TENDER YEARS DOCTRINE CONTINUES TO WANE

May 9, 2011 § 4 Comments

It is an ancient principle embedded in Mississippi family law that if the mother of a child of tender years – especially a female – is fit, then she should have custody. Kyzar v. Kyzar, 248 Miss. 59, 157 So.2d 770 (1963); Brown v. Brown, 237 Miss. 53, 112 So.2d 556 (1959); Boswell v. Pope, 213 Miss. 31, 56 So.2d 1 (1952); Johns v. Johns, 57 Miss. 530 (1879).  The principle came to be known as the “tender years doctrine,” and over time it grew into a rule, eventually extended into to the generally-accepted wisdom that the mother was favored in child custody disputes.

As late as the 1980’s, the tender years doctrine exerted its hegemony.  One example is the remarkable case of Buntyn v. Smallwood, 412 So.2d 236 (Miss. 1982), in which the supreme court reversed a chancellor’s denial of a mother’s modification of custody where the mother had remarried and stabilized her situation and the father, who had custody from the divorce, worked offshore.  From the opinion, it appears that the father’s work situation had not changed at the time of the modification, but the mother’s situation had improved.  A Kramer vs Kramer-type situation, for sure.  The case illustrates just how strong a magnetic force the tender years doctrine exerted on our jurisprudence.

An early chink in the doctrine’s armor appeared not long after Smallwood in the case of Cheek v. Ricker, 431 So.2d 1139, 1145 (Miss. 1983), where the court stated that ” … it hardly seems rational that the age of a child should per se lead to any particular result.” 

Then came Albright v. Albright, 437 So.2d 1003, 1005 (Miss. 1983), which enunciated the rule that the polestar consideration is the best interest of the child, and that a factor such as the age of the child was to be weighed along with other specified factors against what would be in the child’s best interest.  Even Albright, however, expressly rejected the idea that the tender years doctrine should be discarded.

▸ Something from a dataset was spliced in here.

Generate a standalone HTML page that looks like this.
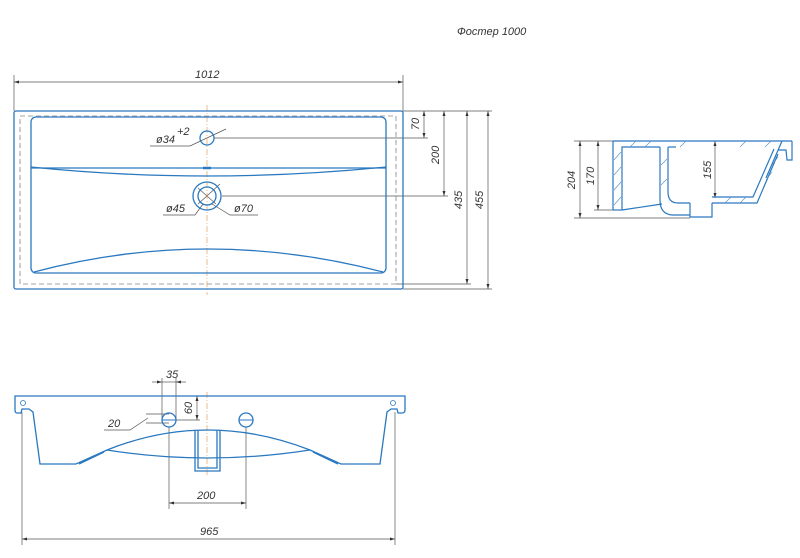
<!DOCTYPE html>
<html><head><meta charset="utf-8"><style>
html,body{margin:0;padding:0;background:#fff;width:800px;height:558px;overflow:hidden}
text{font-family:"Liberation Sans",sans-serif;font-style:italic;font-size:11px;fill:#333}
</style></head><body>
<svg width="800" height="558" viewBox="0 0 800 558" xmlns="http://www.w3.org/2000/svg">
<defs>
<marker id="a" viewBox="0 0 10 10" refX="10" refY="5" markerWidth="8" markerHeight="5" orient="auto-start-reverse" markerUnits="userSpaceOnUse"><path d="M0,2 L10,5 L0,8z" fill="#333"/></marker>
</defs>
<text x="457" y="35" font-size="10">Фостер 1000</text>

<!-- TOP VIEW -->
<g fill="none" stroke="#555" stroke-width="0.7">
<line x1="14" y1="75" x2="14" y2="111"/><line x1="403" y1="75" x2="403" y2="111"/>
<line x1="14" y1="82" x2="403" y2="82" marker-start="url(#a)" marker-end="url(#a)"/>
<line x1="403" y1="111" x2="492" y2="111"/>
<line x1="214" y1="138" x2="428" y2="138"/>
<line x1="222" y1="196" x2="448" y2="196"/>
<line x1="396" y1="284" x2="471" y2="284"/>
<line x1="403" y1="289" x2="492" y2="289"/>
<line x1="424" y1="111" x2="424" y2="138" marker-start="url(#a)" marker-end="url(#a)"/>
<line x1="444" y1="111" x2="444" y2="196" marker-start="url(#a)" marker-end="url(#a)"/>
<line x1="467" y1="111" x2="467" y2="284" marker-start="url(#a)" marker-end="url(#a)"/>
<line x1="488" y1="111" x2="488" y2="289" marker-start="url(#a)" marker-end="url(#a)"/>
<polyline points="150,146 190,146 226,129"/>
<polyline points="163,215 195,215 203,204"/>
<polyline points="258,215 230,215 212,204"/>
<line x1="198" y1="188" x2="216" y2="204"/>
<line x1="198" y1="204" x2="220" y2="184"/>
</g>
<line x1="207" y1="105" x2="207" y2="295" stroke="#e0a060" stroke-width="0.7" stroke-dasharray="6,2,1,2"/>
<text x="156" y="143">ø34</text><text x="177" y="135" font-size="7">+2</text>
<text x="166" y="212">ø45</text><text x="234" y="212">ø70</text>
<text x="195" y="78">1012</text>
<text transform="translate(419,124) rotate(-90)" text-anchor="middle">70</text>
<text transform="translate(439,155) rotate(-90)" text-anchor="middle">200</text>
<text transform="translate(462,200) rotate(-90)" text-anchor="middle">435</text>
<text transform="translate(483,200) rotate(-90)" text-anchor="middle">455</text>
<g fill="none" stroke="#2a78c0" stroke-width="1.3">
<rect x="14" y="111" width="389" height="178" rx="2"/>
<rect x="31" y="117" width="355" height="156" rx="5"/>
<path d="M31,167 Q207,185 386,167"/>
<line x1="31" y1="168" x2="386" y2="168"/>
<path d="M34,272 Q207,226 383,272"/>
<circle cx="207" cy="138" r="7"/>
<circle cx="207" cy="196" r="14"/>
<circle cx="207" cy="196" r="9"/>
</g>
<line x1="203" y1="168" x2="211" y2="168" stroke="#2a78c0" stroke-width="2.5"/>
<rect x="20" y="116" width="376" height="168" fill="none" stroke="#888" stroke-width="0.8" stroke-dasharray="5,3"/>

<!-- SIDE VIEW -->
<g fill="none" stroke="#555" stroke-width="0.7">
<line x1="574" y1="141" x2="613" y2="141"/><line x1="574" y1="218" x2="690" y2="218"/>
<line x1="594" y1="210" x2="622" y2="210"/>
<line x1="580" y1="141" x2="580" y2="218" marker-start="url(#a)" marker-end="url(#a)"/>
<line x1="598" y1="141" x2="598" y2="210" marker-start="url(#a)" marker-end="url(#a)"/>
<line x1="715" y1="141" x2="715" y2="198" marker-start="url(#a)" marker-end="url(#a)"/>
</g>
<text transform="translate(575,180) rotate(-90)" text-anchor="middle">204</text>
<text transform="translate(594,176) rotate(-90)" text-anchor="middle">170</text>
<text transform="translate(711,170) rotate(-90)" text-anchor="middle">155</text>
<g fill="none" stroke="#2a78c0" stroke-width="1.2">
<line x1="613" y1="141" x2="792" y2="141"/>
<line x1="613" y1="141" x2="613" y2="210"/>
<line x1="613" y1="210" x2="622" y2="210"/>
<polyline points="622,210 622,147 660,147"/>
<line x1="622" y1="210" x2="662" y2="204"/>
<path d="M660,147 L660,200 Q660,214 672,215 L690,215"/>
<path d="M668,147 L668,192 Q668,203 678,203 L690,203"/>
<polyline points="690,203 690,217 712,217 712,203"/>
<polyline points="712,203 757,203 778,154"/>
<polyline points="712,197 753,197 774,149"/>
<polyline points="782,141 766,178"/>
<polyline points="792,141 792,160 787,160 786,150 778,150"/>
<line x1="668" y1="147" x2="676" y2="147"/>
</g>
<g stroke="#5a8fc0" stroke-width="0.6">
<line x1="614" y1="160" x2="621" y2="152"/><line x1="614" y1="175" x2="621" y2="167"/><line x1="614" y1="190" x2="621" y2="182"/><line x1="614" y1="205" x2="621" y2="197"/>
<line x1="630" y1="147" x2="636" y2="141"/><line x1="645" y1="147" x2="651" y2="141"/><line x1="680" y1="147" x2="686" y2="141"/><line x1="740" y1="147" x2="746" y2="141"/><line x1="765" y1="147" x2="771" y2="141"/>
<line x1="661" y1="165" x2="667" y2="159"/><line x1="661" y1="185" x2="667" y2="179"/>
<line x1="725" y1="203" x2="731" y2="197"/><line x1="740" y1="203" x2="746" y2="197"/>
<line x1="766" y1="180" x2="772" y2="172"/><line x1="772" y1="165" x2="778" y2="157"/>
</g>

<!-- BOTTOM VIEW -->
<g fill="none" stroke="#555" stroke-width="0.7">
<line x1="22" y1="412" x2="22" y2="545"/><line x1="395" y1="412" x2="395" y2="545"/>
<line x1="22" y1="539" x2="395" y2="539" marker-start="url(#a)" marker-end="url(#a)"/>
<line x1="169" y1="427" x2="169" y2="509"/><line x1="246" y1="427" x2="246" y2="509"/>
<line x1="169" y1="503" x2="246" y2="503" marker-start="url(#a)" marker-end="url(#a)"/>
<line x1="162" y1="378" x2="162" y2="420"/><line x1="176" y1="378" x2="176" y2="420"/>
<line x1="152" y1="382" x2="162" y2="382" marker-end="url(#a)"/><line x1="186" y1="382" x2="176" y2="382" marker-end="url(#a)"/>
<line x1="162" y1="382" x2="176" y2="382"/>
<line x1="176" y1="396" x2="200" y2="396"/><line x1="176" y1="420" x2="200" y2="420"/>
<line x1="197" y1="396" x2="197" y2="420" marker-start="url(#a)" marker-end="url(#a)"/>
<line x1="146" y1="414" x2="169" y2="414"/><line x1="146" y1="423" x2="169" y2="423"/>
<polyline points="104,430 130,430 148,418"/>
</g>
<text x="166" y="378">35</text>
<text transform="translate(192,408) rotate(-90)" text-anchor="middle">60</text>
<text x="108" y="427">20</text>
<text x="197" y="499">200</text>
<text x="200" y="535">965</text>
<line x1="207" y1="392" x2="207" y2="476" stroke="#e0a060" stroke-width="0.7" stroke-dasharray="6,2,1,2"/>
<g fill="none" stroke="#2a78c0" stroke-width="1.3">
<path d="M15,396 L405,396 L405,410 Q405,413 402,413 L398,413 L397,409 L391,409 L387,412 L380,464 L341,464 L310,450 Q207,410 107,450 L76,464 L40,464 L33,412 L29,409 L22,409 L21,413 L17,413 Q15,413 15,410 Z"/>
<path d="M107,450 Q207,466 310,450"/>
<path d="M104,452 L79,464 M313,452 L338,464"/>
<polyline points="195,430 195,471 220,471 220,430"/>
<polyline points="198,430 198,468 217,468 217,430"/>
<circle cx="169" cy="420" r="7"/>
<circle cx="246" cy="420" r="7"/>
<circle cx="23" cy="403" r="2.5" stroke-width="0.8"/>
<circle cx="393" cy="403" r="2.5" stroke-width="0.8"/>
</g>
<line x1="162" y1="420" x2="176" y2="420" stroke="#2a78c0" stroke-width="1"/>
<line x1="239" y1="420" x2="253" y2="420" stroke="#2a78c0" stroke-width="1"/>
</svg>
</body></html>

In the years since, the doctrine has weakened further.  In Mercier v. Mercier, 717 So.2d 304, 307 (Miss. 1998), the court held that a child is no longer considered to be of tender years when it can be cared for by others.  In Copeland v. Copeland, 904 So.2d 1066, 1075 (Miss. 2004), the supreme court upheld the decision to award custody of a two-year-old boy to his father.  In Lee v. Lee, 798 So.2d 1284, 1289 (Miss. 2001), the court stated that a child four years of age was no longer of tender years.  In Torrence v. Moore, 455 So.2d 778, 780 (Miss. 1984), the court found that a seven-year-old child was “long past” tender years.     

In 2000, MCA § 93-5-24 was amended to add this language as subsection (7):  “There shall be no presumption that it is in the best interest of a child for the mother to be awarded either legal or physical custody.” 

Most recently, on May 3, 2011, the doctrine continued its fade in Kimbrough v. Kimbrough, at ¶ 37-38, where the COA upheld the chancellor’s finding that the Albright factor of the “Age, health and sex of the child” favored neither party.  The judge found that the parties’ five-year-old daughter was not of tender years and awarded custody of the child to the father.  The mother argued that the child was of tender years, and that she should have been favored.  The COA rejected her argument and upheld the chancellor’s award.          

If the tender years doctrine is not dead, it is at least moribund.  If you are still advising your clients that the mother is favored in custody actions, you need to do a little reading and re-examine your position.  Custody will be awarded to the fit parent who prevails on the Albright factors.